The limitation on length of tweets compels user to shorten URLs in their tweets. I have used a python script to resolve short URLs to their extended form. Nearly 2 Million URLs were parsed by this Python script. The purpose of short URL expansion is two folds. [1] To find which URLs points to the same target page (Extended URL). – To infer Tweets cascade. [2] To study the characteristic of topics spread temporally and spatially.
There are several source files in this folder. These have been used to study and contrast the behavior of Celebrity users against the Regular users on twitter. Nearly 468 Million Tweets posted by 26 Million Users are studied in this project. The work is published in Elsevier COMCOM journal. Title : “The rich and middle classes on Twitter: Are popular users indeed different from regular users” URL : http://www.sciencedirect.com/science/article/pii/S0140366415002625
To get the frequency of all the topics in a dataset of size 18GB, I installed and run the hadoop library on a cluster of two Linux machines and retrieve the topics frequency in a single run. This has significantly reduced our coding efforts and processing time.

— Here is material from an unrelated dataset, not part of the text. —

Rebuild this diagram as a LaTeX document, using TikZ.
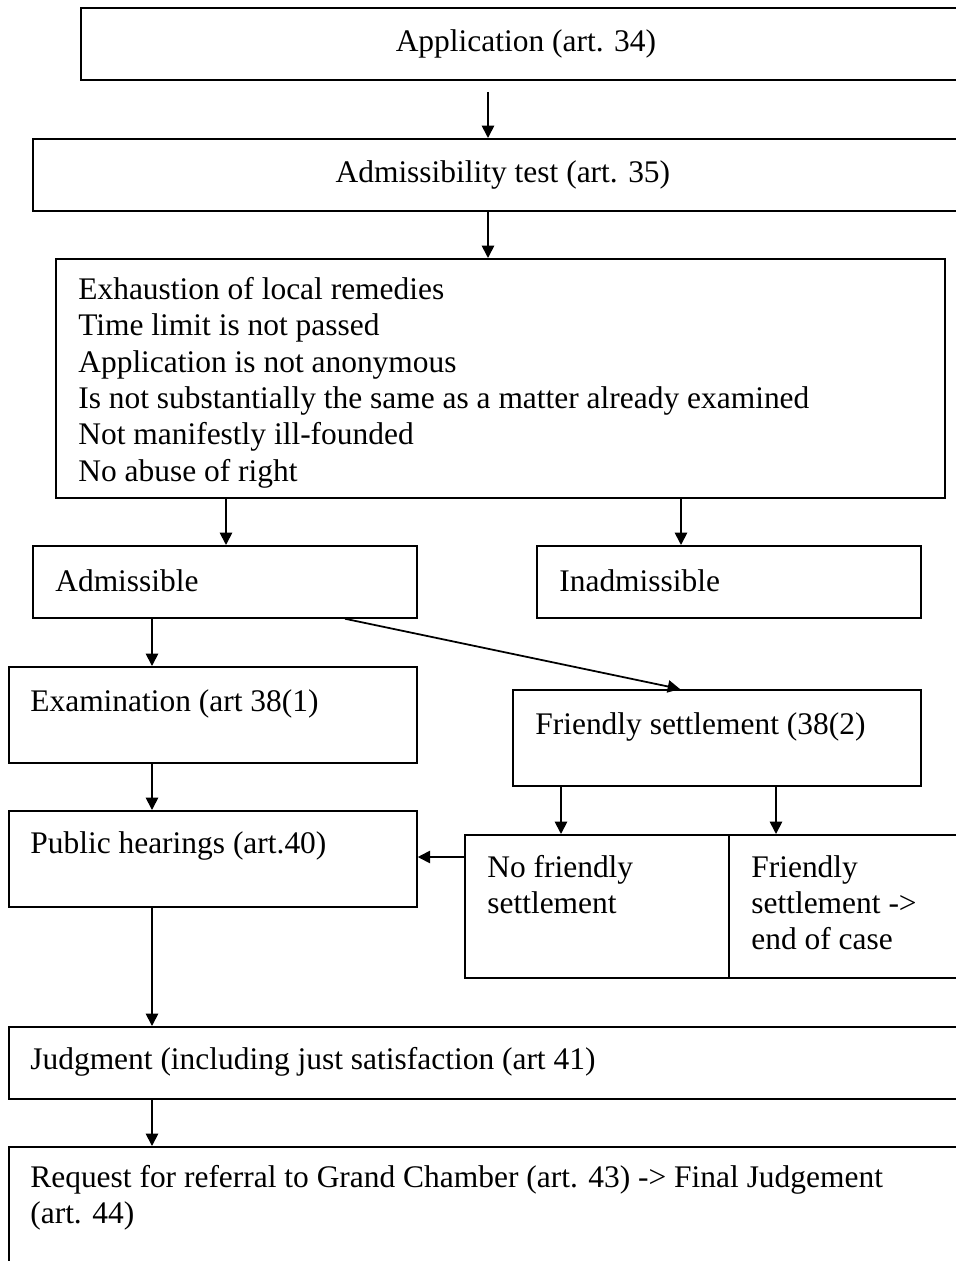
\documentclass[tikz,border=0pt]{standalone}
\usepackage{fontspec}
\setmainfont{Liberation Serif}
\usepackage{tikz}
\usetikzlibrary{positioning,arrows.meta}

\tikzset{
  box/.style 2 args={draw, line width=1pt, anchor=north west, inner sep=0pt,
    minimum width=#1*0.02cm, minimum height=#2*0.02cm},
  lbl/.style={anchor=north west, inner sep=0pt, align=left},
  arr/.style={line width=1pt, -{Triangle[length=7pt,width=7pt]}}
}

\begin{document}
\begin{tikzpicture}[x=0.02cm, y=-0.02cm, font=\fontsize{17.9}{20.7}\selectfont]
        \useasboundingbox (0,0) rectangle (956,1261);

        % Top boxes
        \node[box={890}{72}] (app) at (80,7) {Application (art. 34)};
        \node[box={940}{72}] (admt) at (32,138) {Admissibility test (art. 35)};

        % Conditions
        \node[box={889}{239}] (crit) at (55,258) {};
        \node[lbl, below right=0.38cm and 0.46cm of crit.north west] (crit-t)
          {Exhaustion of local remedies\\
           Time limit is not passed\\
           Application is not anonymous\\
           Is not substantially the same as a matter already examined\\
           Not manifestly ill-founded\\
           No abuse of right};

        % Decision
        \node[box={384}{72}] (adm) at (32,545) {};
        \node[lbl, below right=0.48cm and 0.46cm of adm.north west] (adm-t) {Admissible};
        \node[box={384}{72}] (inadm) at (536,545) {};
        \node[lbl, below right=0.48cm and 0.46cm of inadm.north west] (inadm-t) {Inadmissible};

        % Examination and settlement
        \node[box={408}{96}] (exam) at (8,666) {};
        \node[lbl, below right=0.46cm and 0.44cm of exam.north west] (exam-t) {Examination (art 38(1)};
        \node[box={408}{96}] (fs) at (512,689) {};
        \node[lbl, below right=0.46cm and 0.46cm of fs.north west] (fs-t) {Friendly settlement (38(2)};

        \node[box={408}{96}] (pub) at (8,810) {};
        \node[lbl, below right=0.42cm and 0.44cm of pub.north west] (pub-t) {Public hearings (art.40)};
        \node[box={264}{143}] (nofs) at (464,834) {};
        \node[lbl, below right=0.42cm and 0.46cm of nofs.north west] (nofs-t) {No friendly\\settlement};
        \node[box={260}{143}] (fsend) at (728,834) {};
        \node[lbl, below right=0.42cm and 0.46cm of fsend.north west] (fsend-t) {Friendly\\settlement ->\\end of case};

        % Judgment
        \node[box={970}{72}] (judg) at (8,1026) {};
        \node[lbl, below right=0.42cm and 0.44cm of judg.north west] (judg-t) {Judgment (including just satisfaction (art 41)};
        \node[box={970}{140}] (req) at (8,1146) {};
        \node[lbl, below right=0.38cm and 0.44cm of req.north west] (req-t)
          {Request for referral to Grand Chamber (art. 43) -> Final Judgement\\(art. 44)};

        % Connections
        \draw[arr, shorten <=0.22cm] (app.south -| 488,0) -- (admt.north -| 488,0);
        \draw[arr] (admt.south -| 488,0) -- (crit.north -| 488,0);
        \draw[arr] (crit.south -| 226,0) -- (adm.north -| 226,0);
        \draw[arr] (crit.south -| 681,0) -- (inadm.north -| 681,0);
        \draw[arr] (adm.south -| 152,0) -- (exam.north -| 152,0);
        \draw[arr] (adm.south -| 345,0) -- (fs.north -| 680,0);
        \draw[arr] (exam.south -| 152,0) -- (pub.north -| 152,0);
        \draw[arr] (fs.south -| 561,0) -- (nofs.north -| 561,0);
        \draw[arr] (fs.south -| 776,0) -- (fsend.north -| 776,0);
        \draw[arr] (nofs.west |- 0,857) -- (pub.east |- 0,857);
        \draw[arr] (pub.south -| 152,0) -- (judg.north -| 152,0);
        \draw[arr] (judg.south -| 152,0) -- (req.north -| 152,0);
    \end{tikzpicture}
\end{document}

We observed that only 61% of all 7.39M users in our dataset supplied their location information. No common format was used though. Therefore, we first converted all the extracted locations into a common format as a pair of latitude and longitude coordinates, and then we reverse converted the coordinates to a triplet of city, state and country. We considered options of Yahoo! Placefinder, Google Geocoding and the MapQuest Geocoding APIs to geocode the extracted locations. Since Yahoo provided the maximum free rate limit of 50,000 requests per IP addresses/day, we used it to geocode all locations.
Manual identification of topics in a dataset of 196 Million tweets is impossible. We, therefore, used Reuters OpenCalais web service to automatically extract topics (entities and tags) from all tweets. Since OpenCalais was rate limited, therefore optimum bundle of tweets were queried to OpenCalais. The RDF response from OpenCalais parsed to get topics from the tweets. We obtained 39 million URLs and 7.5 million unique topics from OpenCalais.